Когда Гурьев умолк, в операционном зале воцарилась совершенно ужасающая тишина. Все присутствующие таращились на Гурьева в полнейшей прострации. Увидев, что через роскошную вращающуюся дверь в помещение просочились два весьма невзрачных человечка с чемоданчиками, подозрительно напоминающими кофры для фотоаппаратуры, он повернулся к белому, как извёстка, клерку:
— Какого дьявола вы стоите тут столбом? Я, кажется, ясно указал, чем вам следует заняться?!
— Да, сэр… Сию минуту, сэр… — служащий попятился, продолжая бледнеть, хотя Гурьев мог бы поручиться, что это невозможно.
Давая репортёрам время как следует подготовиться к кульминации спектакля, Гурьев обвёл взглядом людей и, растянув губы в ослепительной голливудской улыбке, громогласно объявил:
— А говорят, они ещё скупают у большевиков всё, что плохо лежит. Какая потрясающая тупость! Ведь большевики, насколько я знаю, все до одного поголовно жулики и шарлатаны. Об этом даже их вождь Ленин писал своему приятелю беллетристу Горькому. Пробовать на себе изобретение большевика – это чудовищно! Представляете?! Так и писал, негодяй! Когда я узнал, что вас лечит врач-большевик, я, мол, пришёл в ужас, потому что девяносто девять из ста врачей-товарищей – ослы! Нет, ну какова же скотина?! Даже не посчитал нужным соблюсти приличия! Не сомневаюсь, что им удаётся надувать этих дилетантов на каждом шагу. На вашем месте я не доверил бы им ни пенса, дорогая графиня. Ну, куда запропастилась эта засиженная мухами чернильница?!

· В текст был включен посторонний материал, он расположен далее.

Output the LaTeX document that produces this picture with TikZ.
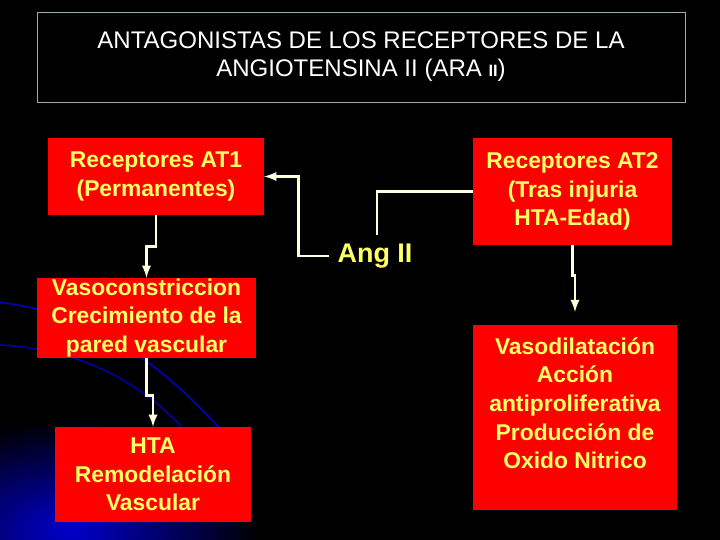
\documentclass[tikz,border=0pt]{standalone}
\usepackage{fontspec}
\setmainfont{Liberation Sans}
\usetikzlibrary{positioning}
\definecolor{txtyellow}{RGB}{255,255,102}
\definecolor{boxred}{RGB}{255,0,0}
\definecolor{linecream}{RGB}{255,255,220}
\definecolor{framegreen}{RGB}{150,180,150}
\begin{document}
\begin{tikzpicture}[x=0.03cm,y=-0.03cm,>=latex,
  redbox/.style={fill=boxred,text=txtyellow,align=center,inner sep=0pt,
    font=\fontsize{19.5}{24.5}\selectfont\bfseries},
  conn/.style={draw=linecream,line width=2.5pt}]
  % background
  \useasboundingbox (0,0) rectangle (720,540);
  \begin{scope}
    \clip (0,0) rectangle (720,540);
    \fill[black] (0,0) rectangle (720,540);
    \shade[inner color=blue!80!black,outer color=black] (-120,420) rectangle (260,640);
    \draw[blue!70!black,line width=1.5pt] (-40,300) .. controls (80,300) and (160,360) .. (230,440);
    \draw[blue!60!black,line width=1.5pt] (0,345) .. controls (100,350) and (170,400) .. (215,470);
  \end{scope}
  % nodes
  \node[draw=framegreen,fill=black,text=white,align=center,minimum width=648*0.03cm,
    minimum height=90*0.03cm,font=\fontsize{20.5}{24}\selectfont] (title) at (361,57)
    {ANTAGONISTAS DE LOS RECEPTORES DE LA\\ANGIOTENSINA II (ARA {\fontsize{14}{14}\selectfont\bfseries II})};
  \node[redbox,minimum width=216*0.03cm,minimum height=77*0.03cm] (at1) at (156,176.5)
    {Receptores AT1\\(Permanentes)};
  \node[redbox,minimum width=199*0.03cm,minimum height=107*0.03cm] (at2) at (572.5,191.5)
    {Receptores AT2\\(Tras injuria\\HTA-Edad)};
  \node[text=txtyellow,font=\fontsize{23}{23}\selectfont\bfseries,inner sep=0pt] (ang) at (375,256) {Ang II};
  \node[redbox,minimum width=219*0.03cm,minimum height=80*0.03cm] (vaso) at (146.5,318)
    {Vasoconstriccion\\Crecimiento de la\\pared vascular};
  \node[redbox,minimum width=196*0.03cm,minimum height=95*0.03cm] (hta) at (153,474.5)
    {HTA\\Remodelación\\Vascular};
  \node[redbox,minimum width=204*0.03cm,minimum height=185*0.03cm] (vasod) at (575,417.5)
    {Vasodilatación\\Acción\\antiproliferativa\\Producción de\\Oxido Nitrico\\\mbox{}};
  % connectors
  \draw[conn,->] (ang.west) ++(-8,0) -- ++(-31,0) |- (at1.east);
  \draw[conn] (ang.north) ++(2,-9) |- (at2.west);
  \draw[conn,->] (at1.south) -- ++(0,31) -| (vaso.north);
  \draw[conn,->] (vaso.south) -- ++(0,37) -| (hta.north);
  \draw[conn,->,shorten >=11pt] (at2.south) -- ++(0,30) -| (vasod.north);
\end{tikzpicture}
\end{document}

В зале начался ропот, и люди, растерянно переглядываясь, стали понемногу перемещаться поближе к выходу. Стюарды и швейцар, явно позабыв о своих обязанностях, жадно впитывали флюиды разгорающегося скандала. Полыхнуло несколько магниевых вспышек, гул нарастал, норовя вот-вот сделаться угрожающим. Гурьев продолжал сидеть на месте, озираясь с независимым и невозмутимым видом. Наконец, появился служащий, облечённый более высокими полномочиями, чем давешний клерк, в сопровождении последнего. Приблизившись, он остановился и, отгороженный от Гурьева спасительным пространством большого стола, чопорно осведомился:
— Могу я узнать, что вам угодно, сэр?
— Для начала мне угодно узнать, как вас зовут, милейший, — процедил Гурьев тоном, преисполненным такого высокомерия, что Рэйчел сделалось жаль служащего, скорее всего, не замешанного ни в чём предосудительном. — Я сообщу ваше имя газетчикам, с тем, чтобы, когда эта лавочка вылетит в трубу, никому не пришло в голову предоставить вам даже место уборщика в бардаке, не говоря уже о чём-то большем. Итак?!